Exercise instructions:
Exactly and only the lines from the one containing "Output the web" through the one containing "const yTicks = [0, 5, 10, 15, 20, 25, 30];" are to be repeated, both ends included.
--- START OF Excerpted data ---
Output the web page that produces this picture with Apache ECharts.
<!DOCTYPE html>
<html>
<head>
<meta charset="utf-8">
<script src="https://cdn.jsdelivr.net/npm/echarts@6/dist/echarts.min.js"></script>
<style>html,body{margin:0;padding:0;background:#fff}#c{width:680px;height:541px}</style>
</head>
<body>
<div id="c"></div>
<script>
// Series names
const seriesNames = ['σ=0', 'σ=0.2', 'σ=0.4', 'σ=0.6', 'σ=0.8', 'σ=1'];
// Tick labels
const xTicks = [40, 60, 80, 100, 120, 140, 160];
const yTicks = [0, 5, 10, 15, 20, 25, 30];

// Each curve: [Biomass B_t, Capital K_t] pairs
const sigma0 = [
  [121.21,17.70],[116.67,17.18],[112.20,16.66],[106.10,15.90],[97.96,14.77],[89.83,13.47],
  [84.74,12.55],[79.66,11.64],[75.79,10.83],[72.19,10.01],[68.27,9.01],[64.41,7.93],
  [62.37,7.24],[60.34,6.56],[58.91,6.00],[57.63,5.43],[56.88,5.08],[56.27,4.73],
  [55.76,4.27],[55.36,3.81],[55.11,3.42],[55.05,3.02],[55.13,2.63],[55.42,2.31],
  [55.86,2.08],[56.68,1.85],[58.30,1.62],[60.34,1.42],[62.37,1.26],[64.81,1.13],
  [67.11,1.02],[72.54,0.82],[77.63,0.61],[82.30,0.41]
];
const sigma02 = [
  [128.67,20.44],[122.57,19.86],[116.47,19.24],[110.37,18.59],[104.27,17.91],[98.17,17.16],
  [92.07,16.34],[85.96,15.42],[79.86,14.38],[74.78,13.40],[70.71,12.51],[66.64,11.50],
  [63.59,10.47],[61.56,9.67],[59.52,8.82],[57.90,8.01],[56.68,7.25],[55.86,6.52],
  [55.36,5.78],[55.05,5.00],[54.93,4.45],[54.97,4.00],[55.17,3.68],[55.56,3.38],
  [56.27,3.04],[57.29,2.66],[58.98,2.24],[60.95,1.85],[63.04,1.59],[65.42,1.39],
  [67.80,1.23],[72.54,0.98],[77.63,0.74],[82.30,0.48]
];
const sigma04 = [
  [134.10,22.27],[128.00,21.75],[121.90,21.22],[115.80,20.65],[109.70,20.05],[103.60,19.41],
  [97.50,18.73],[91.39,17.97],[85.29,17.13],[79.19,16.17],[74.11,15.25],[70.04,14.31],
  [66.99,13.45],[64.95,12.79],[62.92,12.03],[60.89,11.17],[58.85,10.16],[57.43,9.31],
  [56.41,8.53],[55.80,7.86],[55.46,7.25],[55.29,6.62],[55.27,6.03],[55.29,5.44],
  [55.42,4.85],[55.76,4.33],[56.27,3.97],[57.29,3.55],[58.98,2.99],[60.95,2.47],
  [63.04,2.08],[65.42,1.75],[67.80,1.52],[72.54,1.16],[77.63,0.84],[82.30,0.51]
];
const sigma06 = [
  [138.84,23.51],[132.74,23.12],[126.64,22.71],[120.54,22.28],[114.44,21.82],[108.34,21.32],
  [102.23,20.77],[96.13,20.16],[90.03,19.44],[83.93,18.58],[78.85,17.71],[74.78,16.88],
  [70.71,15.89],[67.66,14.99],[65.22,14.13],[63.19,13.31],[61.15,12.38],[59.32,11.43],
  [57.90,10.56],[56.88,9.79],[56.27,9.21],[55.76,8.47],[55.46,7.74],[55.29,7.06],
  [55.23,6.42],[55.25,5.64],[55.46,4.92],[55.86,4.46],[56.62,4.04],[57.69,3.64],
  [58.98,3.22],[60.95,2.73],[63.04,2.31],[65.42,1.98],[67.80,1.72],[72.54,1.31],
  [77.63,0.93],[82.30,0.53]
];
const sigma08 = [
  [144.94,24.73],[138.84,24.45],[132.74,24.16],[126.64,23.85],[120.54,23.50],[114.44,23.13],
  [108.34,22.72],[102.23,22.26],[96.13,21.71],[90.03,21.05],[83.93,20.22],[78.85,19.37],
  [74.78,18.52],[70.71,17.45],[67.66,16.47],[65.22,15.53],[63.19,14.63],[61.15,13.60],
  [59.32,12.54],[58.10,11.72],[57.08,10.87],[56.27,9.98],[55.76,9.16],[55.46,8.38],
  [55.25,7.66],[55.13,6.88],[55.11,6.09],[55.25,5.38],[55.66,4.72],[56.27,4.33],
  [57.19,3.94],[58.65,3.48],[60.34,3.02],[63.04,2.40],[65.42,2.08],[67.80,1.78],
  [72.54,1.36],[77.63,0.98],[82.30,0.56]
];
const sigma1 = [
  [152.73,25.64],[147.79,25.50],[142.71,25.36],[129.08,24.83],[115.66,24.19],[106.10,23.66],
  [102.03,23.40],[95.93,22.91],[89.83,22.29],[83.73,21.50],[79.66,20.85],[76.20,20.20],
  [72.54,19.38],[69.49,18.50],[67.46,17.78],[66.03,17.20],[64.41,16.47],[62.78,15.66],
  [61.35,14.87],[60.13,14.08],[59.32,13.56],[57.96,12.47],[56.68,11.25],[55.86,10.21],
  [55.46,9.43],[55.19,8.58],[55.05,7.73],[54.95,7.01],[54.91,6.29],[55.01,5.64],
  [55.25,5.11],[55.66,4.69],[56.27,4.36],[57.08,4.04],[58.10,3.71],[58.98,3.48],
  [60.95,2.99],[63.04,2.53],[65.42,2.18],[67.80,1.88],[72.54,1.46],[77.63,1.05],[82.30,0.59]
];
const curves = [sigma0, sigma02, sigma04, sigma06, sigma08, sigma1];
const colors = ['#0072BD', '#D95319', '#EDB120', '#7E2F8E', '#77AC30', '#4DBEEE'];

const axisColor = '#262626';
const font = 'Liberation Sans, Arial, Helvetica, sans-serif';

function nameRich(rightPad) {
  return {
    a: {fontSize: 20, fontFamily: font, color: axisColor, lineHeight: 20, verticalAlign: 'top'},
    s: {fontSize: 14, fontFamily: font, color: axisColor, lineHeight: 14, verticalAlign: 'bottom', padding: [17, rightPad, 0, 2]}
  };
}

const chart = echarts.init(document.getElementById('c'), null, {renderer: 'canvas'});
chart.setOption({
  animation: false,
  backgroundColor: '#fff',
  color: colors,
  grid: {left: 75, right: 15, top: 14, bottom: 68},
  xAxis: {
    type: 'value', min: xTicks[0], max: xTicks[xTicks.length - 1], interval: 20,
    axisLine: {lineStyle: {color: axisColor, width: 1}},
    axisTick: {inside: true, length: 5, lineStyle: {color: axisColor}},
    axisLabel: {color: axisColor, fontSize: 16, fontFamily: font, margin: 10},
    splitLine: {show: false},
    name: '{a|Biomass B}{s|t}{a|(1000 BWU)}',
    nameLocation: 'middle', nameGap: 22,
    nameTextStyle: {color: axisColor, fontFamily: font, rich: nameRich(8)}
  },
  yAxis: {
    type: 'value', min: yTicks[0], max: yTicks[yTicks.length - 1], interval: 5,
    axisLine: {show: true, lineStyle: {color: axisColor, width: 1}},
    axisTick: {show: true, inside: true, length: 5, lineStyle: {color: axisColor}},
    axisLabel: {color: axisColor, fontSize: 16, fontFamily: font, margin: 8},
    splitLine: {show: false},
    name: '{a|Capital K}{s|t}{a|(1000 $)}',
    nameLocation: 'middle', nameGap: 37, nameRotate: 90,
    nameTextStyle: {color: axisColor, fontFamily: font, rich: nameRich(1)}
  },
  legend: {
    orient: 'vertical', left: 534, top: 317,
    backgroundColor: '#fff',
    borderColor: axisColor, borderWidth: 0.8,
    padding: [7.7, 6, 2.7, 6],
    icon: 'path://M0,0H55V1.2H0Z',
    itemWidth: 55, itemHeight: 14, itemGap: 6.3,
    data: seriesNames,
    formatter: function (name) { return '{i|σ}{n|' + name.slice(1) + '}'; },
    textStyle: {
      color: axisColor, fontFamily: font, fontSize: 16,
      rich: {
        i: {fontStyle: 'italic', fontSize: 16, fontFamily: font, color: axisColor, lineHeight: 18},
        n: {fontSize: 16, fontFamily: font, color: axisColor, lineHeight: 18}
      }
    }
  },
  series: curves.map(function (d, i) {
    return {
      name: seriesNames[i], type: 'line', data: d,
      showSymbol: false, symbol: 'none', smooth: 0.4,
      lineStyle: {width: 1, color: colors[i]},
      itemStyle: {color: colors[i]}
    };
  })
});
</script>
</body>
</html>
--- END OF Excerpted data ---
--- START OF Excerpted data ---
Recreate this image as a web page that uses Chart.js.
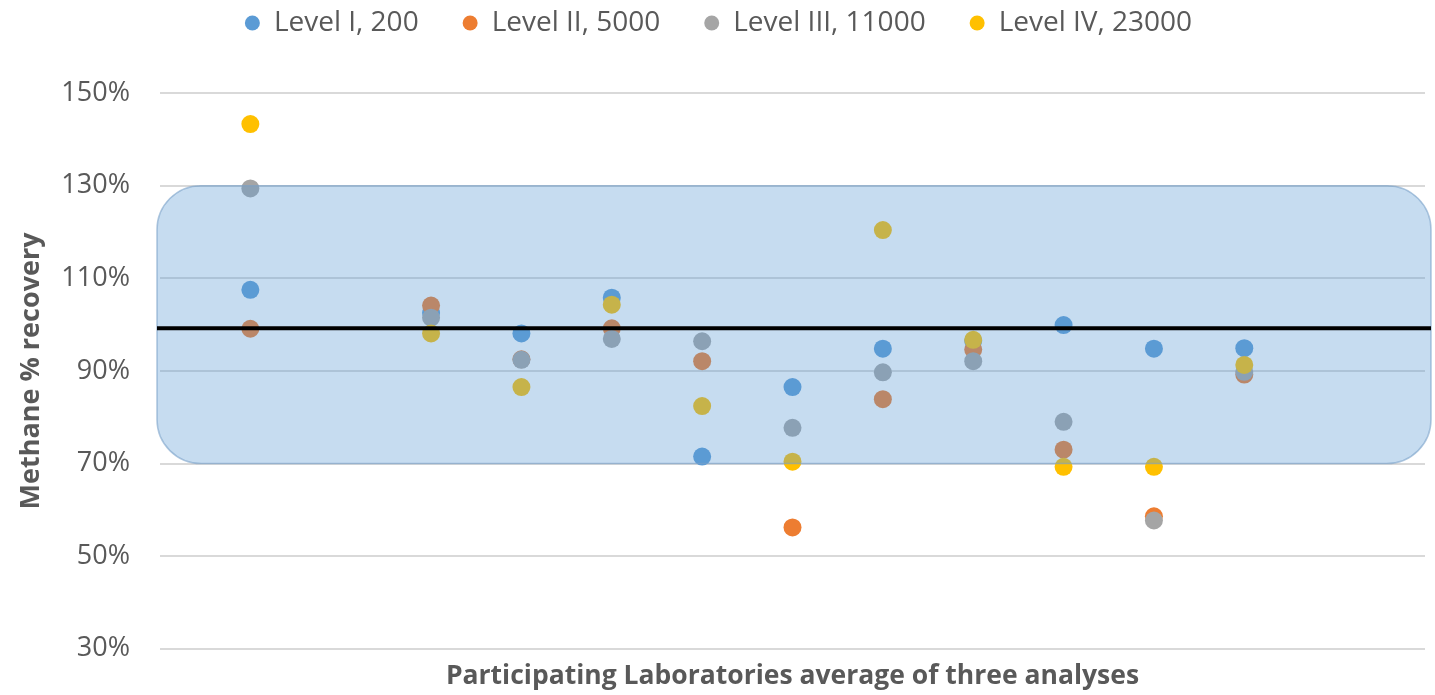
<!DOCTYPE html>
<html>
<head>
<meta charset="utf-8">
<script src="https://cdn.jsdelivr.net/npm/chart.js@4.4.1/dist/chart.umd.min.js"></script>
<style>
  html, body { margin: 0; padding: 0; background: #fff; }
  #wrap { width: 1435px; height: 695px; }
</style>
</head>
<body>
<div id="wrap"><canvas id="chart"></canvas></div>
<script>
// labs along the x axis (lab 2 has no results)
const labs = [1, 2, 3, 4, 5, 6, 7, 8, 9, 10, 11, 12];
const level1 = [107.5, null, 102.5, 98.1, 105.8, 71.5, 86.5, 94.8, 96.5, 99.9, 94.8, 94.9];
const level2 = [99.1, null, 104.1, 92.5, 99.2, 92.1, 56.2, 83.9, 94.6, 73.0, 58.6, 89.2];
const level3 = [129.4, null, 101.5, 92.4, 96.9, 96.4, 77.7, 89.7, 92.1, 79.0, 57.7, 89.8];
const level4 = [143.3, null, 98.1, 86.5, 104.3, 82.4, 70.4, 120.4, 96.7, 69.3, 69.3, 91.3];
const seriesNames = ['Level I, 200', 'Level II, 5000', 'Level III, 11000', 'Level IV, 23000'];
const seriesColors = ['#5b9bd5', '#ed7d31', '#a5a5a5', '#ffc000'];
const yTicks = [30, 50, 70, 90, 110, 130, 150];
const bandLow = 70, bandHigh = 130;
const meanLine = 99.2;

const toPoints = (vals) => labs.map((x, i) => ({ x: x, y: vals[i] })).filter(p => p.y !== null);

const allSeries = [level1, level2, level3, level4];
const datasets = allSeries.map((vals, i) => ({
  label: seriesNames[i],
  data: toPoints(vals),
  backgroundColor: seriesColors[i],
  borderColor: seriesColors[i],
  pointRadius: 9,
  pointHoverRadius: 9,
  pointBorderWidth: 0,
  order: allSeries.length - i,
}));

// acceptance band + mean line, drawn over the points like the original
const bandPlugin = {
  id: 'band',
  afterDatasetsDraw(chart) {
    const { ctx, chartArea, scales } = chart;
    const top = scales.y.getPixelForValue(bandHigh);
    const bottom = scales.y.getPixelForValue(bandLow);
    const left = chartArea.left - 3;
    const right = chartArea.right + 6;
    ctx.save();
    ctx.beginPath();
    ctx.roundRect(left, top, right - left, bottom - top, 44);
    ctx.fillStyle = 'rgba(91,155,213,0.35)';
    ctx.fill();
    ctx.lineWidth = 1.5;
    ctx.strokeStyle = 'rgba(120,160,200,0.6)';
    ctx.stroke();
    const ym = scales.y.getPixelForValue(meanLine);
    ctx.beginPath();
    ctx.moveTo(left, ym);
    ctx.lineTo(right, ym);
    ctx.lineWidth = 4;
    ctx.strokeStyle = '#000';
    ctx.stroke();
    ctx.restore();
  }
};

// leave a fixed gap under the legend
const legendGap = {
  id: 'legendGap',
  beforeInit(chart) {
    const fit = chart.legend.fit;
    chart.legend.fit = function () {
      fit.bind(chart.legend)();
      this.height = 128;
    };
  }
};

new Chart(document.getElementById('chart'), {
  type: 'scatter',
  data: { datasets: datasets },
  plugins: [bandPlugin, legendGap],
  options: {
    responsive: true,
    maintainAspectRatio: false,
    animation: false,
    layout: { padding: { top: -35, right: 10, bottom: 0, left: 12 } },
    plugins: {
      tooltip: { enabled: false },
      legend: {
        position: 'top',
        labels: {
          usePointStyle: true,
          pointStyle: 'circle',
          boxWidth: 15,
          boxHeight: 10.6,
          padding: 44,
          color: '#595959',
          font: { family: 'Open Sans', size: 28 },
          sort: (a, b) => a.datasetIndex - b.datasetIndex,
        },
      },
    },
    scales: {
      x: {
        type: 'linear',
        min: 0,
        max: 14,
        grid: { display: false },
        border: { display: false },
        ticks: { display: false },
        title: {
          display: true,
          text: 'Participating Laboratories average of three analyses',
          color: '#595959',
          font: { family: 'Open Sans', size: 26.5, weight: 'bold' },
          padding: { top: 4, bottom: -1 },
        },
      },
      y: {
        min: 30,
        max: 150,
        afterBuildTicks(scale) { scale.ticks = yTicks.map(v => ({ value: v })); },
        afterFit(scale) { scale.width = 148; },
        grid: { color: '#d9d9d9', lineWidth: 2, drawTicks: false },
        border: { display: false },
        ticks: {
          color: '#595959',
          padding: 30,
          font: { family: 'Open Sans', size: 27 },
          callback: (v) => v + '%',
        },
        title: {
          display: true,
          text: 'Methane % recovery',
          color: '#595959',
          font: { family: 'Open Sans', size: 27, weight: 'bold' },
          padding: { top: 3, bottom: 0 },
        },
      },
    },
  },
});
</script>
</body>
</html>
--- END OF Excerpted data ---
Completed task:
Output the web page that produces this picture with Apache ECharts.
<!DOCTYPE html>
<html>
<head>
<meta charset="utf-8">
<script src="https://cdn.jsdelivr.net/npm/echarts@6/dist/echarts.min.js"></script>
<style>html,body{margin:0;padding:0;background:#fff}#c{width:680px;height:541px}</style>
</head>
<body>
<div id="c"></div>
<script>
// Series names
const seriesNames = ['σ=0', 'σ=0.2', 'σ=0.4', 'σ=0.6', 'σ=0.8', 'σ=1'];
// Tick labels
const xTicks = [40, 60, 80, 100, 120, 140, 160];
const yTicks = [0, 5, 10, 15, 20, 25, 30];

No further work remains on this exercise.